Local Rendezvous Hashing: Bounded Loads and Minimal Churn via Cache-Local Candidates
Abstract
Consistent hashing is fundamental to distributed systems, but ring-based schemes can exhibit high peak-to-average load ratios unless they use many virtual nodes, while multi-probe methods improve balance at the cost of scattered memory accesses. This paper introduces Local Rendezvous Hashing (LRH), which preserves a token ring but restricts Highest Random Weight (HRW) selection to a cache-local window of C distinct neighboring physical nodes. LRH locates a key by one binary search, enumerates exactly C distinct candidates using precomputed next-distinct offsets, and chooses the HRW winner (optionally weighted). Lookup cost is O(log|R| + C). Under fixed-topology liveness changes, fixed-candidate filtering remaps only keys whose original winner is down, yielding zero excess churn.
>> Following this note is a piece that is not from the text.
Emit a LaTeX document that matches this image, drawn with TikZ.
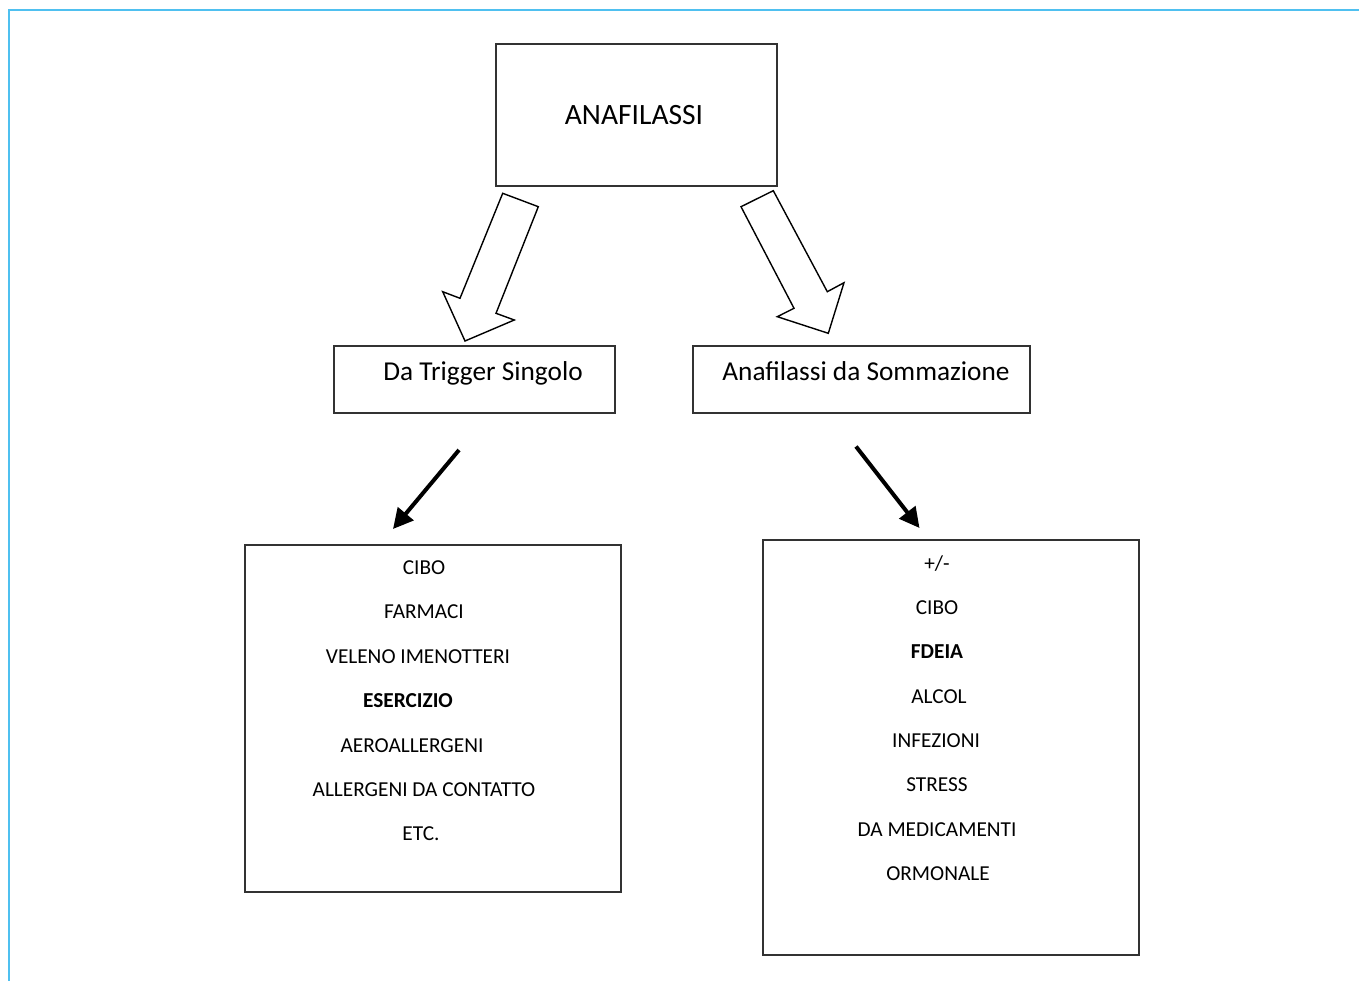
\documentclass[tikz,border=0pt]{standalone}
\usepackage{fontspec}
\setmainfont{Carlito}
\usetikzlibrary{arrows.meta}
\definecolor{frameblue}{RGB}{79,192,240}
\definecolor{boxline}{RGB}{50,50,50}
\tikzset{
  box/.style={draw=boxline, line width=1.4pt, fill=none, inner sep=0pt},
  blockarrow/.style={draw=black, line width=1.4pt, line join=miter, fill=white},
  thinarrow/.style={draw=black, line width=4pt, -{Triangle[length=20pt,width=20pt]}},
  item/.style={anchor=base, inner sep=0pt, font=\fontsize{21.3}{24}\selectfont},
  title/.style={anchor=base, inner sep=0pt, font=\fontsize{29.5}{32}\selectfont},
  sub/.style={anchor=base, inner sep=0pt, font=\fontsize{27.3}{30}\selectfont},
}
\begin{document}
\begin{tikzpicture}[x=1pt,y=-1pt]
\useasboundingbox (0,0) rectangle (1359,981);
% page frame
\draw[frameblue, line width=2pt] (1359,10.5) -- (8.5,10.5) -- (8.5,981);
% boxes
\node[box, minimum width=281pt, minimum height=142pt] (top) at (636.5,115) {};
\node[box, minimum width=281pt, minimum height=67pt] (left) at (474.5,379.5) {};
\node[box, minimum width=337pt, minimum height=67pt] (right) at (861.5,379.5) {};
\node[box, minimum width=376pt, minimum height=347pt] (llist) at (433,718.5) {};
\node[box, minimum width=376pt, minimum height=415pt] (rlist) at (951,747.5) {};
% texts
\node[title] (ttop) at (634,125) {ANAFILASSI};
\node[sub] (tleft) at (483,380) {Da Trigger Singolo};
\node[sub] (tright) at (866,380) {Anafilassi da Sommazione};
% left list
\node[item] (l1) at (424,574) {CIBO};
\node[item] (l2) at (424,618.5) {FARMACI};
\node[item] (l3) at (418,663) {VELENO IMENOTTERI};
\node[item] (l4) at (408,707.5) {\bfseries ESERCIZIO};
\node[item] (l5) at (412,752) {AEROALLERGENI};
\node[item] (l6) at (424,796) {ALLERGENI DA CONTATTO};
\node[item] (l7) at (421,840.5) {ETC.};
% right list
\node[item] (r0) at (937,570) {+/-};
\node[item] (r1) at (937,614) {CIBO};
\node[item] (r2) at (937,658.5) {\bfseries FDEIA};
\node[item] (r3) at (939,703) {ALCOL};
\node[item] (r4) at (936,747) {INFEZIONI};
\node[item] (r5) at (937,791.5) {STRESS};
\node[item] (r6) at (937,836) {DA MEDICAMENTI};
\node[item] (r7) at (938,880) {ORMONALE};
% block arrows
\draw[blockarrow] (502.7,193.3) -- (538.3,206.7) -- (496,313.3) -- (514.3,320) -- (465,341) -- (442.7,291.7) -- (460,298.3) -- cycle;
\draw[blockarrow] (741,206.7) -- (773.3,190.7) -- (827.3,291.7) -- (844,282.7) -- (828.3,333.3) -- (777.3,316.7) -- (794,308.3) -- cycle;
% thin arrows
\coordinate (ls) at (459,450);
\coordinate (le) at (393,529);
\coordinate (rs) at (856,446.5);
\coordinate (re) at (919.5,528);
\draw[thinarrow] (ls) -- (le);
\draw[thinarrow] (rs) -- (re);
\end{tikzpicture}
\end{document}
In a benchmark with N=5000, V=256 (|R|=1.28M), K=50M and C=8, LRH reduces Max/Avg load from 1.2785 to 1.0947 and achieves 60.05 Mkeys/s, about 6.8x faster than multi-probe consistent hashing with 8 probes (8.80 Mkeys/s) while approaching its balance (Max/Avg 1.0697). A microbenchmark indicates multi-probe assignment is dominated by repeated ring searches and memory traffic rather than probe-generation arithmetic.